August: the most beautiful Vuelta in years begins; no-one knows who wins it, though, as US coverage preempted by 21 consecutive days of round-the-clock bass-fishing. You blow, Vs.! Bettini takes gold in Beijing; WADA chief accidentally trampled flat by exuberant squadra azzura.

September: he's baaaaaa-aaacccck! Italians cut one month off comely studmuffin Ivan Basso's suspension for good behavior just in time for Worlds, erect giant golden winged statue of him in Verona; Basso snorts white powder openly at start line, takes race; in response to McQuaid's typical whining objections, tifosi riot, destroy UCI headquarters on grounds that any idiot knows that cane sugar's not a banned pre-race performance-enhancer. In other Worlds news, Robbie "Road Rage" McEwen suspended 3 months for chewing Daniele Bennati's earlobe off in sprint altercation.

October: UCI ProTour rankings released.
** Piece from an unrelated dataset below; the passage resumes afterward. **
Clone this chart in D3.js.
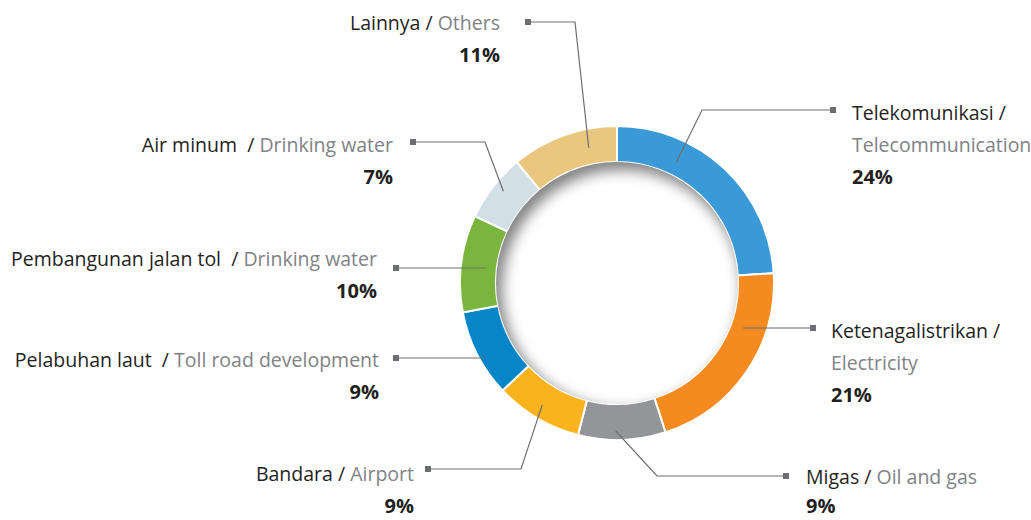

Cadel Evans snakes UCI title off Danilo DiLuca on crap technicality for second straight year, offered 1 million euro to stay at Predictor for next year; Marianne Vos takes second consecutive UCI title in own right, offered 25,000 euro for 1-year DSB team gig and supplemental survival job as greeter at local Wal-Mart.

November: Erik Zabel, age 96, sweeps World Cup in all categories; Johan Bruyneel re-hires repentant Basso, creating perfect-storm screw-over trifecta of Leipheimer, Kloden and Contador; Landis finally caves, ostentatiously wah-wah's fake confession to press despite actual innocence; T-Mobile immediately reconstitutes itself, gives Landis sickeningly lucrative gig as Directeur Sportif.

December: Team camps again! Liquigas takes to the mineral baths; Astana to Elizabeth Arden for mani-pedis; remaining CSC riders tragically eaten by bears in wilderness.

Well, folks, only time will tell--but if *I* were CSC, I'd watch out carefully for renegade wildlife. Allez allez!

2 comments:

Anonymous said...

So funny! I love your blogs. Thanks.

Rosemary said...

Sure, I laugh now...but will cry when it comes true. Happy New Year RJ...you're my favorite!